[EXERCISE OBJECTIVE] Tally the lines in the listing below that contain "chart" and report the tally alone.

[DATA EXCERPT]
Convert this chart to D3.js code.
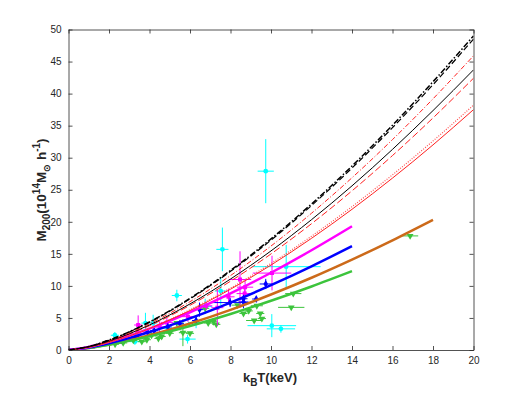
<!DOCTYPE html>
<html>
<head>
<meta charset="utf-8">
<script src="https://cdn.jsdelivr.net/npm/d3@7"></script>
<style>
  body { margin: 0; background: #fff; }
  text { font-family: "Liberation Sans", Arial, sans-serif; }
</style>
</head>
<body>
<svg id="chart" width="523" height="393"></svg>
<script>
// model curves, read at these temperatures (keV)
var tGrid = [0, 1, 2, 4, 6, 8, 10, 12, 14, 16, 18, 20];
var blackDashDot = [0, 0.55, 1.55, 4.38, 8.06, 12.40, 17.33, 22.78, 28.70, 35.07, 41.85, 49.0];
var blackDashed  = [0, 0.54, 1.53, 4.34, 7.97, 12.27, 17.14, 22.53, 28.39, 34.69, 41.39, 48.5];
var redDashDot   = [0, 0.51, 1.45, 4.10, 7.54, 11.61, 16.22, 21.33, 26.87, 32.83, 39.18, 45.9];
var blackSolid   = [0, 0.49, 1.38, 3.91, 7.19, 11.07, 15.46, 20.33, 25.61, 31.30, 37.35, 43.7];
var redDashed    = [0, 0.47, 1.34, 3.79, 6.97, 10.73, 14.99, 19.70, 24.83, 30.34, 36.20, 42.4];
var redDotted    = [0, 0.43, 1.21, 3.42, 6.28, 9.66, 13.50, 17.75, 22.37, 27.33, 32.61, 38.2];
var redSolid     = [0, 0.42, 1.19, 3.35, 6.16, 9.48, 13.25, 17.42, 21.95, 26.82, 32.0, 37.5];

// thick fitted lines
var tFit = [0, 1, 2, 4, 6, 8, 10, 12, 14];
var magentaFit = [0, 0.48, 1.27, 3.34, 5.89, 8.82, 12.05, 15.56, 19.3];
var blueFit    = [0, 0.40, 1.06, 2.80, 4.94, 7.40, 10.12, 13.06, 16.2];
var greenFit   = [0, 0.31, 0.81, 2.13, 3.75, 5.62, 7.68, 9.91, 12.3];
var tOrange = [0, 1, 2, 4, 6, 8, 10, 12, 14, 16, 18];
var orangeFit = [0, 0.31, 0.84, 2.29, 4.13, 6.26, 8.66, 11.27, 14.10, 17.11, 20.3];

// cluster samples: [T, M, xerr, yerr]
var cyanPts = [
  [9.74, 27.9, 0.4, 5.0], [7.6, 15.7, 0.3, 3.4], [5.35, 8.5, 0.25, 0.9], [7.52, 9.2, 0.3, 2.2],
  [6.75, 6.8, 0.35, 1.2], [10.75, 13.0, 1.7, 3.4], [5.88, 1.7, 0.4, 0.7], [10.04, 3.8, 1.2, 1.8],
  [10.49, 3.3, 0.7, 0.6], [3.8, 4.2, 0.2, 1.6], [4.18, 4.2, 0.2, 1.3], [2.29, 2.3, 0.2, 0.5],
  [3.28, 1.3, 0.3, 0.5], [4.9, 3.4, 0.3, 0.6], [6.3, 4.3, 0.4, 0.9]
];
var magentaPts = [
  [8.47, 11.0, 0.55, 4.4], [8.72, 9.8, 0.4, 1.0], [8.7, 8.8, 0.4, 0.8], [10.05, 12.0, 0.95, 2.7],
  [7.9, 8.3, 0.3, 1.2], [7.35, 6.6, 0.3, 2.8], [5.9, 5.2, 0.3, 0.8], [4.86, 4.3, 0.3, 0.7],
  [4.5, 3.6, 0.2, 0.8], [3.44, 3.9, 0.2, 1.5], [3.4, 2.6, 0.2, 0.6], [2.8, 2.0, 0.2, 0.4],
  [1.9, 1.2, 0.15, 0.3], [1.2, 0.5, 0.1, 0.2], [6.8, 6.9, 0.3, 0.6]
];
var bluePts = [
  [9.74, 10.3, 0.3, 0.8], [9.27, 7.95, 0.2, 0.4], [8.64, 7.5, 0.25, 1.0], [8.64, 8.0, 0.2, 0.6],
  [7.98, 7.4, 0.95, 0.7], [6.47, 6.3, 0.2, 1.1], [6.3, 4.6, 0.2, 0.6], [5.5, 4.1, 0.2, 0.5],
  [4.23, 3.0, 0.2, 0.5], [3.9, 2.8, 0.2, 0.4], [3.3, 2.1, 0.2, 0.4], [2.6, 1.5, 0.15, 0.3],
  [4.9, 3.6, 0.2, 0.5]
];
var greenPts = [
  [16.87, 17.8, 0.4, 0], [11.0, 6.65, 0.65, 0], [11.1, 8.8, 0.4, 0], [9.3, 6.9, 0.3, 0],
  [9.47, 5.7, 0.2, 0], [9.55, 4.9, 0.2, 0], [9.17, 4.6, 0.4, 0], [8.9, 6.1, 0.2, 0],
  [8.64, 5.7, 0.2, 0], [8.35, 7.0, 0.3, 0], [7.16, 4.4, 0.2, 0], [6.9, 4.2, 0.2, 0],
  [7.3, 4.0, 0.2, 0], [6.75, 6.5, 0.2, 0], [6.0, 2.6, 0.2, 0], [5.65, 2.7, 0.2, 2.1],
  [5.35, 4.2, 0.2, 0], [4.44, 1.8, 0.2, 0], [4.6, 2.1, 0.2, 0], [3.87, 1.6, 0.2, 0],
  [3.62, 1.3, 0.2, 0], [3.2, 1.5, 0.2, 0], [2.7, 1.1, 0.2, 0], [2.3, 0.9, 0.2, 0],
  [4.1, 2.3, 0.2, 0.4], [5.0, 2.6, 0.2, 0.3]
];

var xTicks = [0, 2, 4, 6, 8, 10, 12, 14, 16, 18, 20];
var yTicks = [0, 5, 10, 15, 20, 25, 30, 35, 40, 45, 50];

var svg = d3.select("#chart");
var pLeft = 68.5, pRight = 473.5, pTop = 29.5, pBottom = 350;

var x = d3.scaleLinear().domain([0, 20]).range([pLeft, pRight]);
var y = d3.scaleLinear().domain([0, 50]).range([pBottom, pTop]);

var plot = svg.append("g");
plot.append("clipPath").attr("id", "clip")
  .append("rect").attr("x", pLeft).attr("y", pTop).attr("width", pRight - pLeft).attr("height", pBottom - pTop);

var g = plot.append("g").attr("clip-path", "url(#clip)");

function drawCurve(ts, ms, color, width, dash) {
  var line = d3.line()
    .x(function(d, i) { return x(ts[i]); })
    .y(function(d) { return y(d); })
    .curve(d3.curveMonotoneX);
  g.append("path")
    .attr("d", line(ms))
    .attr("fill", "none")
    .attr("stroke", color)
    .attr("stroke-width", width)
    .attr("stroke-dasharray", dash || null);
}

function drawPoints(pts, color, shape) {
  var grp = g.append("g");
  pts.forEach(function(p) {
    var cx = x(p[0]), cy = y(p[1]);
    if (p[2] > 0) grp.append("line").attr("x1", x(p[0] - p[2])).attr("x2", x(p[0] + p[2]))
      .attr("y1", cy).attr("y2", cy).attr("stroke", color).attr("stroke-width", 1);
    if (p[3] > 0) grp.append("line").attr("x1", cx).attr("x2", cx)
      .attr("y1", y(p[1] - p[3])).attr("y2", y(p[1] + p[3])).attr("stroke", color).attr("stroke-width", 1);
  });
  grp.selectAll("path.m").data(pts).enter().append("path")
    .attr("class", "m")
    .attr("d", d3.symbol().type(shape.type).size(shape.size))
    .attr("transform", function(p) {
      return "translate(" + x(p[0]) + "," + y(p[1]) + ")" + (shape.rot ? " rotate(" + shape.rot + ")" : "");
    })
    .attr("fill", color);
}

// data points first, lines on top
drawPoints(cyanPts, "#00ffff", { type: d3.symbolCircle, size: 18 });
drawPoints(greenPts, "#3cc43c", { type: d3.symbolTriangle, size: 20, rot: 180 });
drawPoints(magentaPts, "#ff00ff", { type: d3.symbolSquare, size: 16 });
drawPoints(bluePts, "#0000ff", { type: d3.symbolDiamond, size: 18 });

drawCurve(tOrange, orangeFit, "#cc6a1a", 2.5);
drawCurve(tFit, greenFit, "#3cc43c", 2.5);
drawCurve(tFit, blueFit, "#0000ff", 2.5);
drawCurve(tFit, magentaFit, "#ff00ff", 2.5);

drawCurve(tGrid, redSolid, "#ff2020", 1);
drawCurve(tGrid, redDotted, "#ff5050", 1.2, "1,1.5");
drawCurve(tGrid, redDashed, "#ff2020", 1, "7,3");
drawCurve(tGrid, blackSolid, "#000", 1);
drawCurve(tGrid, redDashDot, "#ff2020", 1, "5,2,1,2");
drawCurve(tGrid, blackDashed, "#000", 1.2, "6,3");
drawCurve(tGrid, blackDashDot, "#000", 1.5, "6,2,1.5,2");

// axes box with inward ticks on all sides
var axisColor = "#262626";
var xb = plot.append("g").attr("transform", "translate(0," + pBottom + ")")
  .call(d3.axisBottom(x).tickValues(xTicks).tickSizeInner(-4).tickSizeOuter(0).tickPadding(7));
var xt = plot.append("g").attr("transform", "translate(0," + pTop + ")")
  .call(d3.axisTop(x).tickValues(xTicks).tickSizeInner(-4).tickSizeOuter(0).tickFormat(""));
var yl = plot.append("g").attr("transform", "translate(" + pLeft + ",0)")
  .call(d3.axisLeft(y).tickValues(yTicks).tickSizeInner(-4).tickSizeOuter(0).tickPadding(7));
var yr = plot.append("g").attr("transform", "translate(" + pRight + ",0)")
  .call(d3.axisRight(y).tickValues(yTicks).tickSizeInner(-4).tickSizeOuter(0).tickFormat(""));

[xb, xt, yl, yr].forEach(function(a) {
  a.select(".domain").attr("stroke", axisColor).attr("stroke-width", 0.8);
  a.selectAll(".tick line").attr("stroke", axisColor).attr("stroke-width", 0.8);
  a.selectAll(".tick text").attr("fill", axisColor)
    .style("font-family", "'Liberation Sans', Arial, sans-serif").style("font-size", "10px");
});

// axis labels
var xlab = svg.append("text")
  .attr("x", 270).attr("y", 382)
  .attr("text-anchor", "middle")
  .style("font-size", "13px").style("font-weight", "bold").attr("fill", axisColor);
xlab.append("tspan").text("k");
xlab.append("tspan").attr("dy", 4).style("font-size", "10px").text("B");
xlab.append("tspan").attr("dy", -4).text("T(keV)");

var ylab = svg.append("text")
  .attr("transform", "translate(46,190) rotate(-90)")
  .attr("text-anchor", "middle")
  .style("font-size", "13.5px").style("font-weight", "bold").attr("fill", axisColor);
ylab.append("tspan").text("M");
ylab.append("tspan").attr("dy", 4).style("font-size", "10px").text("200");
ylab.append("tspan").attr("dy", -4).text("(10");
ylab.append("tspan").attr("dy", -6).style("font-size", "10px").text("14");
ylab.append("tspan").attr("dy", 6).text("M");
ylab.append("tspan").attr("dy", 4).style("font-size", "9px").text("\u2299");
ylab.append("tspan").attr("dy", -4).text(" h");
ylab.append("tspan").attr("dy", -6).style("font-size", "10px").text("-1");
ylab.append("tspan").attr("dy", 6).text(")");
</script>
</body>
</html>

[PROBLEM SOLUTION] 3